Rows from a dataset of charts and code
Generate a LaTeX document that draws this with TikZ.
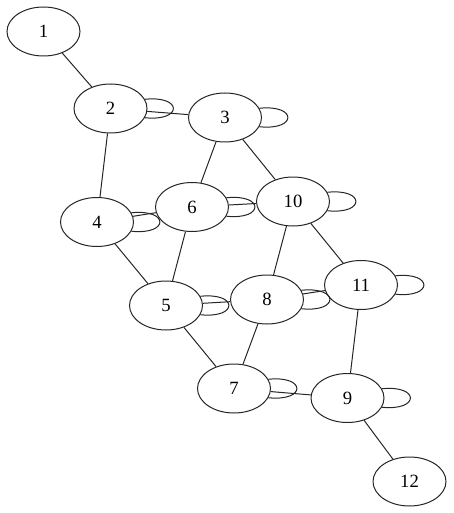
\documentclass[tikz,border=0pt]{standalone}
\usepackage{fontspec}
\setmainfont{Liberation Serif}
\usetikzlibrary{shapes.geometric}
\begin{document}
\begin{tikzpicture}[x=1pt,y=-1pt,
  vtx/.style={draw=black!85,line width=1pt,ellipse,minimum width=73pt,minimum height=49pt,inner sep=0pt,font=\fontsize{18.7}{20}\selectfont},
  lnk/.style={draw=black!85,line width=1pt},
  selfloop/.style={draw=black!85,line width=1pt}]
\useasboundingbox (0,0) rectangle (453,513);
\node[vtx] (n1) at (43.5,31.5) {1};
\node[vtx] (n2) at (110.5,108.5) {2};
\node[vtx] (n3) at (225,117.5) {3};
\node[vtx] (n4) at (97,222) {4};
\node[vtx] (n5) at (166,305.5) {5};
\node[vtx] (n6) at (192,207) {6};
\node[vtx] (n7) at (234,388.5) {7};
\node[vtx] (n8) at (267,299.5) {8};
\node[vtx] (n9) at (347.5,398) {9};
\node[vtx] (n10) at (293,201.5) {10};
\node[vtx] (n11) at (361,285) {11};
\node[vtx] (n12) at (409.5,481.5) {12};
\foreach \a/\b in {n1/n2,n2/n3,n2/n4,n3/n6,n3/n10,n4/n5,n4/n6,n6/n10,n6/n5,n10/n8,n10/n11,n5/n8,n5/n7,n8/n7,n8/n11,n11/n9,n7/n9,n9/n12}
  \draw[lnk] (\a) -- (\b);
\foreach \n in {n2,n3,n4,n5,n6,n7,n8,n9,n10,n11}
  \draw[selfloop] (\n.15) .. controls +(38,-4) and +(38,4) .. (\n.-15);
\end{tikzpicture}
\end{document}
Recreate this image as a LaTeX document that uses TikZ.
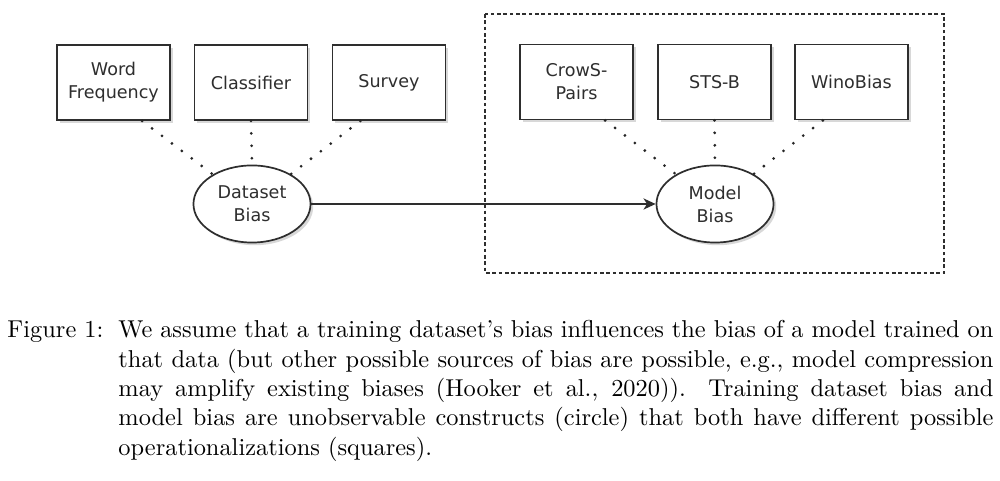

* [The exercise]:
All of the entries above should be copied exactly, except for the pictures.

* [Solved exercise]:
Generate a LaTeX document that draws this with TikZ.
\documentclass[tikz,border=0pt]{standalone}
\usepackage{fontspec}
\setmainfont{Liberation Serif}
\usetikzlibrary{shapes.geometric}
\begin{document}
\begin{tikzpicture}[x=1pt,y=-1pt,
  vtx/.style={draw=black!85,line width=1pt,ellipse,minimum width=73pt,minimum height=49pt,inner sep=0pt,font=\fontsize{18.7}{20}\selectfont},
  lnk/.style={draw=black!85,line width=1pt},
  selfloop/.style={draw=black!85,line width=1pt}]
\useasboundingbox (0,0) rectangle (453,513);
\node[vtx] (n1) at (43.5,31.5) {1};
\node[vtx] (n2) at (110.5,108.5) {2};
\node[vtx] (n3) at (225,117.5) {3};
\node[vtx] (n4) at (97,222) {4};
\node[vtx] (n5) at (166,305.5) {5};
\node[vtx] (n6) at (192,207) {6};
\node[vtx] (n7) at (234,388.5) {7};
\node[vtx] (n8) at (267,299.5) {8};
\node[vtx] (n9) at (347.5,398) {9};
\node[vtx] (n10) at (293,201.5) {10};
\node[vtx] (n11) at (361,285) {11};
\node[vtx] (n12) at (409.5,481.5) {12};
\foreach \a/\b in {n1/n2,n2/n3,n2/n4,n3/n6,n3/n10,n4/n5,n4/n6,n6/n10,n6/n5,n10/n8,n10/n11,n5/n8,n5/n7,n8/n7,n8/n11,n11/n9,n7/n9,n9/n12}
  \draw[lnk] (\a) -- (\b);
\foreach \n in {n2,n3,n4,n5,n6,n7,n8,n9,n10,n11}
  \draw[selfloop] (\n.15) .. controls +(38,-4) and +(38,4) .. (\n.-15);
\end{tikzpicture}
\end{document}
Recreate this image as a LaTeX document that uses TikZ.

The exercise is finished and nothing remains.